Surfaces play a key role in numerous chemical reactions, including catalysis and corrosion. Understanding the atomic structure of the surface of a functional material is essential for both engineers and chemists. Researchers at Nagoya University in Japan used atomic-resolution secondary electron (SE) imaging to capture the atomic structure of the very top layer of materials to better understand the differences from its lower layers. The researchers published their findings in the journal Microscopy.

Some materials exhibit 'surface reconstruction', where the surface atoms are organized differently from the interior atoms. To observe this, especially at the atomic level, surface-sensitive techniques are needed.

Traditionally, scanning electron microscopy (SEM) has been an effective tool to examine nanoscale structures. SEM works by scanning a sample with a focused electron beam and capturing the SEs emitted from the surface. SEs are typically emitted from a shallow depth below the surface, making it difficult to observe phenomena like surface reconstruction, especially if only a single atomic layer is involved.

The Nagoya University research team tackled this issue using the simplest workable system, a two-layered molybdenum disulfide (MoS) sample, to measure how much information SE imaging can extract from the surface and subsurface layers.
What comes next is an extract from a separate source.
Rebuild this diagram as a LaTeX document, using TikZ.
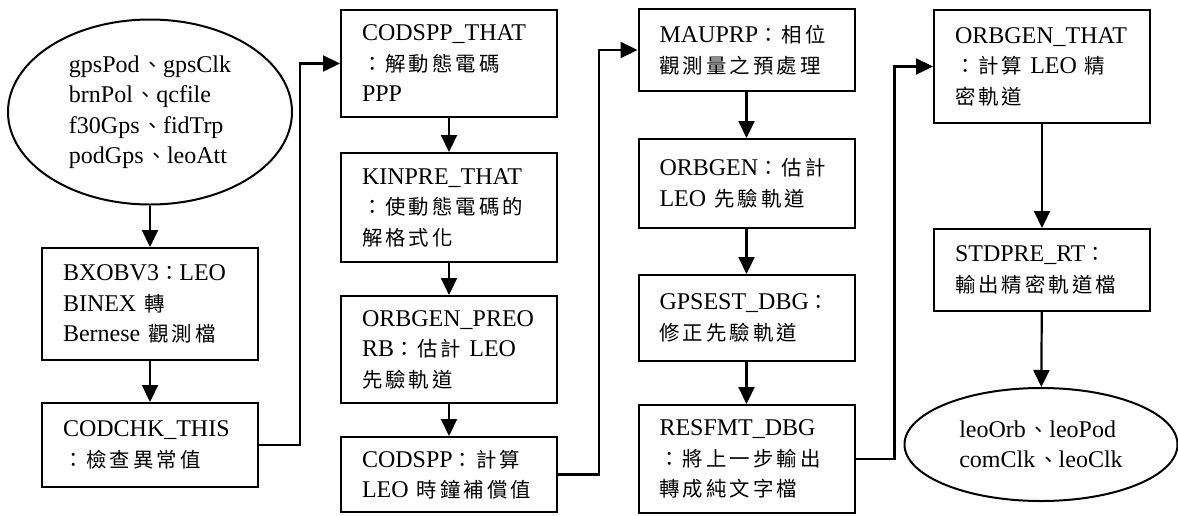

By stacking two layers of MoS₂, they distinguished the surface layer from the second layer using the technique.

The researchers found that atomic resolution SE imaging is effective in identifying surface atomic arrangements with extremely high surface sensitivity. Their findings revealed that the intensity of SE images from the surface layer was about three times higher than from the second layer, providing strong evidence of the method's sensitivity.

Atomic-resolution SE images of a single-layer MoS₂ sample revealed stunning honeycomb-like structures composed of molybdenum and sulfur atoms. Beyond its visual appeal, SE imaging revealed overlapping patterns, indicating distinct atomic arrangements in the surface and second layers.

"Most notably, the SE yield from the surface layer was about three times greater than from the second layer," Koh Saitoh, lead author and researcher at Nagoya University's Institute of Materials and Systems Sustainability (IMASS), explained. "This result suggests that the surface layer absorbs or scatters SEs from the second layer. This absorption contributes to the method's depth sensitivity."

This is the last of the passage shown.